December 2008

DIVA offers six galleries of exciting new works November 25th - December 23rd.

 

Main Gallery: Lind Rees, "Putting Content to Color" an exhibit of tapestries.

 

Artist's statement: "The challenge to depict geometric or figurative imagery within the confines of a restricted palette excites me. The use of a limited number of colors for any tapestry, preferably no more than six yarns has persistent throughout my 40 years of weaving. In general, designs evolve directly from the yarn selection. I make yarn wrappings until I have a combination and a sense of ratio to use for the selected colors and let them dictate the style and the subject matter. It seems a very odd way to develop artwork, but it is how I think, how I visualize. The color interaction defines the imagery."
Gallery 1: Jerry Ross, "The View", oil landscape and cityscape paintings.

 

Artist Statement: I have recently been teaching a plein air class and this has inspired a number of new canvases. Some of the Italian scenes have been completed in the studio from quick oil sketches made in Italy. Some are of the Oregon countryside. My style is intuitive but informed by abstraction and verismo and I Macchiaioli influences although I have always painted with a loose brush and with dramatic chiaroscuro. Increasingly I am paying more attention to decorative aspects of landscape painting, the color harmonies, and the effects of rapidly changing light and atmosphere.

Gallery 2: Vicki Fredricks' recent acrylic paintings, "Sheep Scapes"

 

Artist Statement: This exhibition includes acrylic on canvas paintings of sheep. I paint from life and photographs that I have taken at local sheep farms. I consider the sheep to be my teachers and by studying their gentle and passive ways, I have experienced a deeper more intimate knowing of myself. By sharing these painting with others I hope to inspire and move the viewer to a deeper place and also to bring a smile to their heart as the gaze into the images before them.

Gallery 3: Daniel Heila, digital video and electro-acoustic installation, "Mortal TRIO".

 

Artist Statement: These efforts are largely a response to environment, memory and the  mundane. As a full time father, Heila’s praxis is intimately entwined with the ebb and flow of domesticity.

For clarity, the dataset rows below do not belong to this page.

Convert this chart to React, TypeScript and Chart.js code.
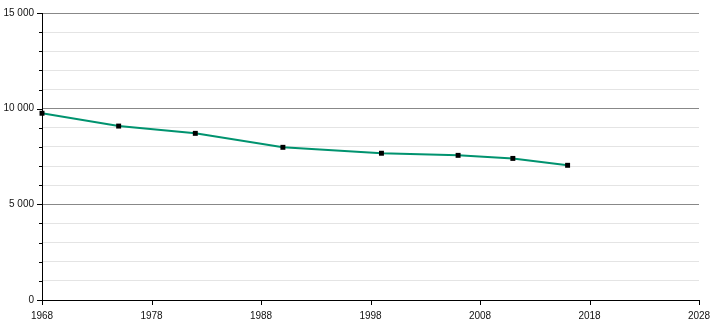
import React, { useEffect, useRef } from "react";
import { Chart, registerables } from "chart.js";

Chart.register(...registerables);

const years = [1968, 1975, 1982, 1990, 1999, 2006, 2011, 2016];
const population = [9760, 9090, 8710, 7980, 7670, 7560, 7400, 7040];
const xTicks = [1968, 1978, 1988, 1998, 2008, 2018, 2028];
const yMin = 0;
const yMax = 15000;
const yMajorStep = 5000;
const yMinorStep = 1000;

const fmt = (v: number) => String(v).replace(/\B(?=(\d{3})+(?!\d))/g, " ");

const tickPlugin = {
  id: "customTicks",
  afterDraw(chart: any) {
    const ctx = chart.ctx;
    const ys = chart.scales.y;
    const xs = chart.scales.x;
    ctx.save();
    ctx.strokeStyle = "#000";
    ctx.lineWidth = 1;
    ctx.beginPath();
    for (let v = yMin; v <= yMax; v += yMinorStep) {
      const py = Math.round(ys.getPixelForValue(v)) + 0.5;
      const len = v % yMajorStep === 0 ? 5 : 3;
      ctx.moveTo(ys.right - len, py);
      ctx.lineTo(ys.right, py);
    }
    for (const t of xTicks) {
      const px = Math.round(xs.getPixelForValue(t)) + 0.5;
      ctx.moveTo(px, xs.top);
      ctx.lineTo(px, xs.top + 5);
    }
    ctx.stroke();
    ctx.restore();
  },
};

export default function App() {
  const ref = useRef<HTMLCanvasElement | null>(null);
  useEffect(() => {
    if (!ref.current) return;
    const chart = new Chart(ref.current, {
      type: "line",
      data: {
        datasets: [
          {
            data: years.map((y, i) => ({ x: y, y: population[i] })),
            borderColor: "#00936F",
            borderWidth: 2,
            pointStyle: "rect",
            pointRadius: 3.5,
            pointBackgroundColor: "#000",
            pointBorderWidth: 0,
            tension: 0,
            clip: false as any,
          },
        ],
      },
      options: {
        animation: false,
        responsive: false,
        layout: { padding: { top: 13, right: 11, left: 0, bottom: 0 } },
        plugins: { legend: { display: false }, tooltip: { enabled: false } },
        scales: {
          x: {
            type: "linear",
            min: xTicks[0],
            max: xTicks[xTicks.length - 1],
            afterBuildTicks: (s: any) => {
              s.ticks = xTicks.map((v) => ({ value: v }));
            },
            afterFit: (s: any) => {
              s.height = 20;
              s.paddingLeft = 0;
              s.paddingRight = 0;
            },
            grid: { display: false, drawTicks: false },
            border: { display: true, color: "#000", width: 1 },
            ticks: {
              padding: 10,
              maxRotation: 0,
              autoSkip: false,
              color: "#111",
              font: { family: "'Liberation Sans', Arial, sans-serif", size: 10 },
              callback: (v: any) => String(v),
            },
          },
          y: {
            type: "linear",
            min: yMin,
            max: yMax,
            afterFit: (s: any) => {
              s.width = 42;
              s.paddingTop = 0;
              s.paddingBottom = 0;
            },
            ticks: {
              stepSize: yMinorStep,
              autoSkip: false,
              padding: 8,
              color: "#111",
              font: { family: "'Liberation Sans', Arial, sans-serif", size: 10 },
              callback: (v: any) => (Number(v) % yMajorStep === 0 ? fmt(Number(v)) : ""),
            },
            grid: {
              drawTicks: false,
              color: (c: any) =>
                c.tick && c.tick.value % yMajorStep === 0 ? "#888" : "#e4e4e4",
              lineWidth: 1,
            },
            border: { display: true, color: "#000", width: 1 },
          },
        },
      },
      plugins: [tickPlugin],
    });
    return () => chart.destroy();
  }, []);
  return (
    <div style={{ position: "fixed", left: 0, top: 0, width: 710, height: 320, background: "#fff" }}>
      <canvas ref={ref} width={710} height={320} style={{ display: "block" }} />
    </div>
  );
}
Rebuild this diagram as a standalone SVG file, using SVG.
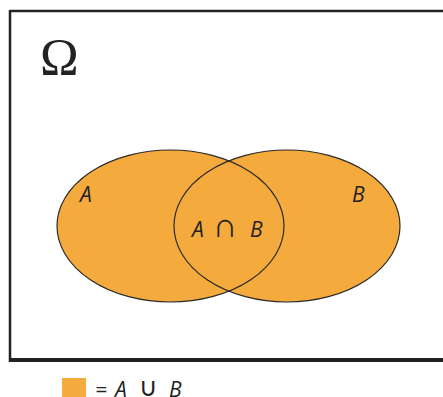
<svg xmlns="http://www.w3.org/2000/svg" width="443" height="397" viewBox="0 0 443 397">
<style>
.set{fill:#F5AA3D;stroke:none}
.edge{fill:none;stroke:#2a2a2a;stroke-width:1.2}
.lbl{font-family:"Open Sans","Noto Sans",sans-serif;font-style:italic;font-size:21px;fill:#222}
.op{font-family:"DejaVu Sans",sans-serif;font-weight:200;font-size:34px;fill:#222}
.op2{font-family:"DejaVu Sans",sans-serif;font-size:26px;fill:#222}
</style>
<rect width="443" height="397" fill="#fff"/>
<g id="frame">
<path d="M10,11 H443" stroke="#222" stroke-width="2.5" fill="none"/>
<path d="M10,10 V362" stroke="#222" stroke-width="2.5" fill="none"/>
<path d="M9,360 H443" stroke="#222" stroke-width="4" fill="none"/>
<text x="40" y="75" font-family="Liberation Serif,serif" font-size="52" fill="#222">Ω</text>
</g>
<g id="setA"><ellipse class="set" cx="170.5" cy="226" rx="113.5" ry="76"/></g>
<g id="setB"><ellipse class="set" cx="287" cy="226" rx="113" ry="76"/></g>
<g id="outlines">
<ellipse class="edge" cx="170.5" cy="226" rx="113.5" ry="76"/>
<ellipse class="edge" cx="287" cy="226" rx="113" ry="76"/>
</g>
<g id="labels">
<text class="lbl" x="80" y="202">A</text>
<text class="lbl" x="352" y="202">B</text>
<text class="lbl" x="192" y="237">A</text>
<text class="op" x="213" y="237">∩</text>
<text class="lbl" x="250" y="237">B</text>
</g>
<g id="legend">
<rect x="62" y="378" width="24" height="22" fill="#F5AA3D"/>
<text class="lbl" x="95" y="397" font-style="normal" font-size="24">=</text>
<text class="lbl" x="115" y="397" font-size="24">A</text>
<text class="op2" x="139" y="396">∪</text>
<text class="lbl" x="169" y="397" font-size="24">B</text>
</g>
</svg>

Gallery 5: LB Goodman, "Salvage: Re-Visions on a Theme of Heavy Metal", a photographic exhibit that explores the hidden modalities of Man's machinery.

 

Artist Statement: When my dear friend Ezra Tishman asked me to accompany him on a jaunt to what he termed the tractor graveyard I grabbed my camera and came along. On that day I discovered the beauty of metal and mud, paint and purpose mixed in sweat and muscle.

 

The salvage yard organization is one of like parts and brands, crankshafts, axles, wheels and transmissions. Within this structure I found too the chance of random pitch. Herein the designs in shape and color emerged to my photographer’s eye. Not unlike close-up patterns of nature, I saw the hidden modalities of Man’s machinery.

 

These are not only salvaged tractor parts. They hold the stories of lives lived in the fields, the harvesting of hopes and dreams along with the foods that feed us. I witnessed the remnants and created my own story.

 

Many thanks to Farmland Tractor Supply in Tangent, Oregon for allowing me to roam.

Members Gallery: Michael Northup, Photography

 

Artist Statement: I have been making photographs with more or less serious intent for some 40 years now.  I've never found it easy or natural to talk about this work because it's never been an intellectual process for me.  Rather, it's been one of a deep esthetic and emotional recognition and a process of selecting the parts of a landscape that represent and concentrate the essence of the whole.
 
These images show variations on themes that have always drawn my attention: water, wind, gravity, light and time. Scales vary from the minute to the vast, but the effects cohere.